-- Begin Exercise materials --

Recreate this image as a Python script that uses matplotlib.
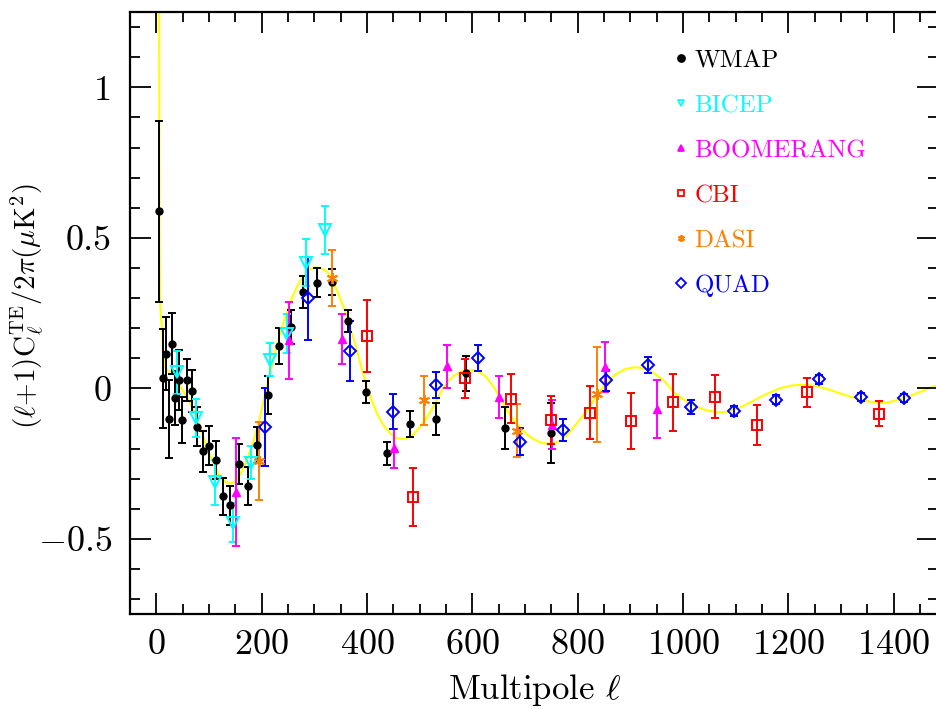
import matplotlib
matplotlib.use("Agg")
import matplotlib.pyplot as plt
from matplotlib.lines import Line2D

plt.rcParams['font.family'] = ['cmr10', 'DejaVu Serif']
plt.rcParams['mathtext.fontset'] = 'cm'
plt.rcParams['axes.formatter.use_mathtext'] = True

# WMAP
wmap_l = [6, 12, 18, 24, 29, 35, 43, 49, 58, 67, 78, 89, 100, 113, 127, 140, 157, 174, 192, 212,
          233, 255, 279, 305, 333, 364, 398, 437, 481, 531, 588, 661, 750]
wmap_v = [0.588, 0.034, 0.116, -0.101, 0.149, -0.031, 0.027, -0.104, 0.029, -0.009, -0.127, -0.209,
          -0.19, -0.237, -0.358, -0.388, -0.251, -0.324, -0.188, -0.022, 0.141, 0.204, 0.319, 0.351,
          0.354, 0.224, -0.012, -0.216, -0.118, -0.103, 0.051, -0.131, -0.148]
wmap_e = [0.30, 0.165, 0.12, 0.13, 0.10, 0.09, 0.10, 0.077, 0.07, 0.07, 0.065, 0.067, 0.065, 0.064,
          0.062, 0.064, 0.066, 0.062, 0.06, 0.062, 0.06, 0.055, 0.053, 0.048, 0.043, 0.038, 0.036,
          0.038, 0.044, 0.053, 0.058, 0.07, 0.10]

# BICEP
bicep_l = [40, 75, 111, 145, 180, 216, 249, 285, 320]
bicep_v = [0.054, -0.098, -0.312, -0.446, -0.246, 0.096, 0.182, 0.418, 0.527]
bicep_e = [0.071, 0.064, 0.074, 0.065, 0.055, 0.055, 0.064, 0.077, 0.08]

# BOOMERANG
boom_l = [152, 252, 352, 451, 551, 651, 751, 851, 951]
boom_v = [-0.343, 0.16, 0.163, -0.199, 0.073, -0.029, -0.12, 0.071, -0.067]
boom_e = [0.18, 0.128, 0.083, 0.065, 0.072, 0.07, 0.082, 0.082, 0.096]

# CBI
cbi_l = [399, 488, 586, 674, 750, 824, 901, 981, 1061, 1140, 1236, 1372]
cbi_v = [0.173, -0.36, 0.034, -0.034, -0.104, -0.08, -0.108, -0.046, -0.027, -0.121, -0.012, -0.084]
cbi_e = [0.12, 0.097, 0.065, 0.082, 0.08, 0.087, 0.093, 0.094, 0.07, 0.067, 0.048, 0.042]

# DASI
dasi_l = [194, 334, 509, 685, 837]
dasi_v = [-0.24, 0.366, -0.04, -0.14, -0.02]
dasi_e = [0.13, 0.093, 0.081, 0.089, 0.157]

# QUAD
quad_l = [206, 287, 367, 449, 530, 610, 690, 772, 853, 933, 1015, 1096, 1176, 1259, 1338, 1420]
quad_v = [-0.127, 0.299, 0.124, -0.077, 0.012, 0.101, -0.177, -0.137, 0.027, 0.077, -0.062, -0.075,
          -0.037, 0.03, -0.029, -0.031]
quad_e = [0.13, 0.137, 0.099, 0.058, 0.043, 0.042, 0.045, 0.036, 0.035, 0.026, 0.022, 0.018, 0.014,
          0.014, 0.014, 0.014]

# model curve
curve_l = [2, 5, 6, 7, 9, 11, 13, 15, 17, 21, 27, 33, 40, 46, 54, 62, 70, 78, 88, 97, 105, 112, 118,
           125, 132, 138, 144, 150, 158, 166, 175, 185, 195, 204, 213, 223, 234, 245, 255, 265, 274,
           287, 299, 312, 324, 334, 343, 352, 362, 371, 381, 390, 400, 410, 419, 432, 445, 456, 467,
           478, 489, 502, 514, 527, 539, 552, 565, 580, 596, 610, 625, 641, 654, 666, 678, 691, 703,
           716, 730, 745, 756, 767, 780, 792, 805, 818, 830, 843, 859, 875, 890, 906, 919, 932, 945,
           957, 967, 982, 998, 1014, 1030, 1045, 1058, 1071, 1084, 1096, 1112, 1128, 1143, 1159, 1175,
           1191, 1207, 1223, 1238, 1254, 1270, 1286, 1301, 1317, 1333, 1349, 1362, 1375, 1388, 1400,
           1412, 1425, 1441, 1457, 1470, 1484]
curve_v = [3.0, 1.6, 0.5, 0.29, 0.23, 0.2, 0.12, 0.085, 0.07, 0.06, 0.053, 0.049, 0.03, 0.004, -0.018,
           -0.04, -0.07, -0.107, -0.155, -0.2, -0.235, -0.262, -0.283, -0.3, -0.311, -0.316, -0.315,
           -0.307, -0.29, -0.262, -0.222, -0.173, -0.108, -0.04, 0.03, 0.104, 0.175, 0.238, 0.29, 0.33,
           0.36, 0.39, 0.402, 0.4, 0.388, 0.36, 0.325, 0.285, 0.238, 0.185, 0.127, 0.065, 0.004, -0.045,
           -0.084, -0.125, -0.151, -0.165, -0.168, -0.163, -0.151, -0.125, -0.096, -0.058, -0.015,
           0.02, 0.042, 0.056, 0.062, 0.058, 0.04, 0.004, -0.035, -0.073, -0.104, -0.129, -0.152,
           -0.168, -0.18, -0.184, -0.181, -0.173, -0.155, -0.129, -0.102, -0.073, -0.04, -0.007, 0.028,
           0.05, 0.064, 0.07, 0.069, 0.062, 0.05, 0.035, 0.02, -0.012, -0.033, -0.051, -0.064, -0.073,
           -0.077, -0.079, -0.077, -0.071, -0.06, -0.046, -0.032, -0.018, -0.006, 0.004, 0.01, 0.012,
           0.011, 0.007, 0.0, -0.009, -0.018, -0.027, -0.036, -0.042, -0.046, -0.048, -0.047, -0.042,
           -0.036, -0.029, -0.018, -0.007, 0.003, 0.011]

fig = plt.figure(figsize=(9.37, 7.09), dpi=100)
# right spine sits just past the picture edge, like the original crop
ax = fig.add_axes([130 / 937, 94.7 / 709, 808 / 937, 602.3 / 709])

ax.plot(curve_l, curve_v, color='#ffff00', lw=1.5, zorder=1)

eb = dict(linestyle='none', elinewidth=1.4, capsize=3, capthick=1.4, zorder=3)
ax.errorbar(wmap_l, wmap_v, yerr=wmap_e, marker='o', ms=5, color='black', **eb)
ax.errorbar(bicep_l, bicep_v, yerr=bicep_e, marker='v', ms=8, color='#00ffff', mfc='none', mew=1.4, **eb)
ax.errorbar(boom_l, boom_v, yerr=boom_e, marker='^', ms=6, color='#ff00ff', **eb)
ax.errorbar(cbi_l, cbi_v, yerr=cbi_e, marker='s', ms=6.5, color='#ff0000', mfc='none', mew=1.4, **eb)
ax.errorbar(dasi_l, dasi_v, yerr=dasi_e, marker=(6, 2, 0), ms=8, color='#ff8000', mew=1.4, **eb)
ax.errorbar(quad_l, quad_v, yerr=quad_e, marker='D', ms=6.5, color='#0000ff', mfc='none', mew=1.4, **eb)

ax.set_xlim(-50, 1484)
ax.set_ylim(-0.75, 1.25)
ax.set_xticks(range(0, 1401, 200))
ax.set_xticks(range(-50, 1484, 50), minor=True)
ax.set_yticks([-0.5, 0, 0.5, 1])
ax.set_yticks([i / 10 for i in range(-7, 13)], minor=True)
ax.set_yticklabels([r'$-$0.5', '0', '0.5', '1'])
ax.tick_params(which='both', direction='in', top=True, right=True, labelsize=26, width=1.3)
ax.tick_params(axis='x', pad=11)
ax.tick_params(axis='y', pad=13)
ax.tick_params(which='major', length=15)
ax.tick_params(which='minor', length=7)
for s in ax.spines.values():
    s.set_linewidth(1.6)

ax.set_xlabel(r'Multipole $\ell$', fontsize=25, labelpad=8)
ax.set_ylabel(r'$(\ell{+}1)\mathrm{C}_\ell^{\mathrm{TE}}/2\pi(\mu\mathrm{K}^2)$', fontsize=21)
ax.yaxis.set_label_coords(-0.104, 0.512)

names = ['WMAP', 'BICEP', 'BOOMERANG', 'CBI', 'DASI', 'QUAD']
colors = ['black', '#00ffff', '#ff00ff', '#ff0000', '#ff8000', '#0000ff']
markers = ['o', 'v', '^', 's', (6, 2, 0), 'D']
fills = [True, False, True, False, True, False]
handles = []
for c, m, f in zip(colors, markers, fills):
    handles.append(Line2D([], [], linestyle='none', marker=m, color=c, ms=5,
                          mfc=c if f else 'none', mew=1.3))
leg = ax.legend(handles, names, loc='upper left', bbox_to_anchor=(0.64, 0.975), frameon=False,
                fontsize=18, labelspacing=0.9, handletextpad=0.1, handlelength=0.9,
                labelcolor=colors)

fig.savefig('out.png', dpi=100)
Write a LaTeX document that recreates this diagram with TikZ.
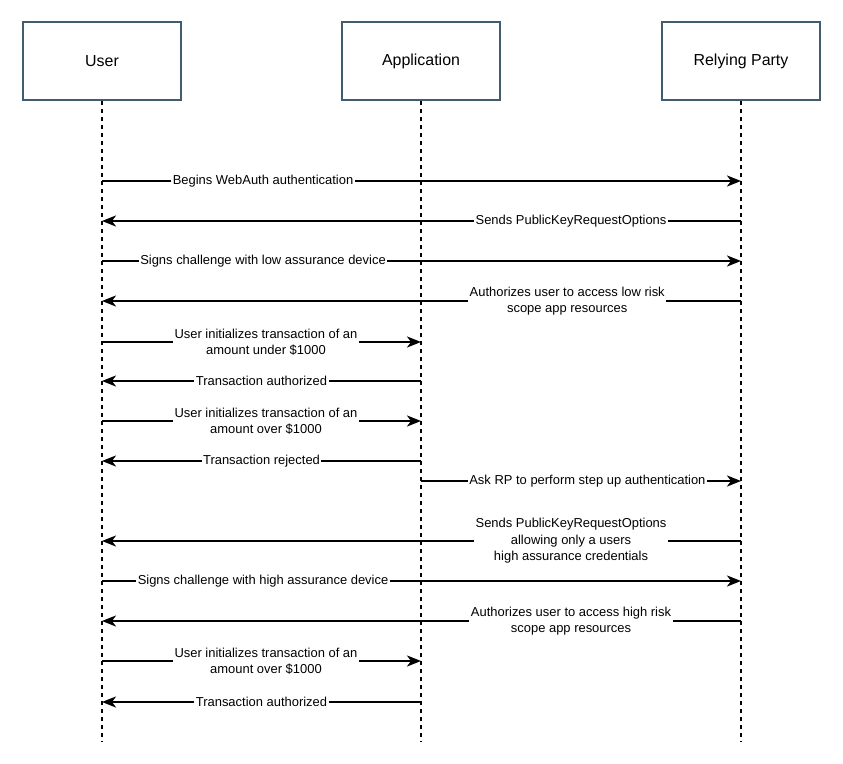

-- End Exercise materials --

Set exercise →
Give again, word for word, every line from the top of the data above to the line holding "dasi_e = [0.13, 0.093, 0.081, 0.089, 0.157]", inclusive, with the pictures left out.

Solution to this problem →
Recreate this image as a Python script that uses matplotlib.
import matplotlib
matplotlib.use("Agg")
import matplotlib.pyplot as plt
from matplotlib.lines import Line2D

plt.rcParams['font.family'] = ['cmr10', 'DejaVu Serif']
plt.rcParams['mathtext.fontset'] = 'cm'
plt.rcParams['axes.formatter.use_mathtext'] = True

# WMAP
wmap_l = [6, 12, 18, 24, 29, 35, 43, 49, 58, 67, 78, 89, 100, 113, 127, 140, 157, 174, 192, 212,
          233, 255, 279, 305, 333, 364, 398, 437, 481, 531, 588, 661, 750]
wmap_v = [0.588, 0.034, 0.116, -0.101, 0.149, -0.031, 0.027, -0.104, 0.029, -0.009, -0.127, -0.209,
          -0.19, -0.237, -0.358, -0.388, -0.251, -0.324, -0.188, -0.022, 0.141, 0.204, 0.319, 0.351,
          0.354, 0.224, -0.012, -0.216, -0.118, -0.103, 0.051, -0.131, -0.148]
wmap_e = [0.30, 0.165, 0.12, 0.13, 0.10, 0.09, 0.10, 0.077, 0.07, 0.07, 0.065, 0.067, 0.065, 0.064,
          0.062, 0.064, 0.066, 0.062, 0.06, 0.062, 0.06, 0.055, 0.053, 0.048, 0.043, 0.038, 0.036,
          0.038, 0.044, 0.053, 0.058, 0.07, 0.10]

# BICEP
bicep_l = [40, 75, 111, 145, 180, 216, 249, 285, 320]
bicep_v = [0.054, -0.098, -0.312, -0.446, -0.246, 0.096, 0.182, 0.418, 0.527]
bicep_e = [0.071, 0.064, 0.074, 0.065, 0.055, 0.055, 0.064, 0.077, 0.08]

# BOOMERANG
boom_l = [152, 252, 352, 451, 551, 651, 751, 851, 951]
boom_v = [-0.343, 0.16, 0.163, -0.199, 0.073, -0.029, -0.12, 0.071, -0.067]
boom_e = [0.18, 0.128, 0.083, 0.065, 0.072, 0.07, 0.082, 0.082, 0.096]

# CBI
cbi_l = [399, 488, 586, 674, 750, 824, 901, 981, 1061, 1140, 1236, 1372]
cbi_v = [0.173, -0.36, 0.034, -0.034, -0.104, -0.08, -0.108, -0.046, -0.027, -0.121, -0.012, -0.084]
cbi_e = [0.12, 0.097, 0.065, 0.082, 0.08, 0.087, 0.093, 0.094, 0.07, 0.067, 0.048, 0.042]

# DASI
dasi_l = [194, 334, 509, 685, 837]
dasi_v = [-0.24, 0.366, -0.04, -0.14, -0.02]
dasi_e = [0.13, 0.093, 0.081, 0.089, 0.157]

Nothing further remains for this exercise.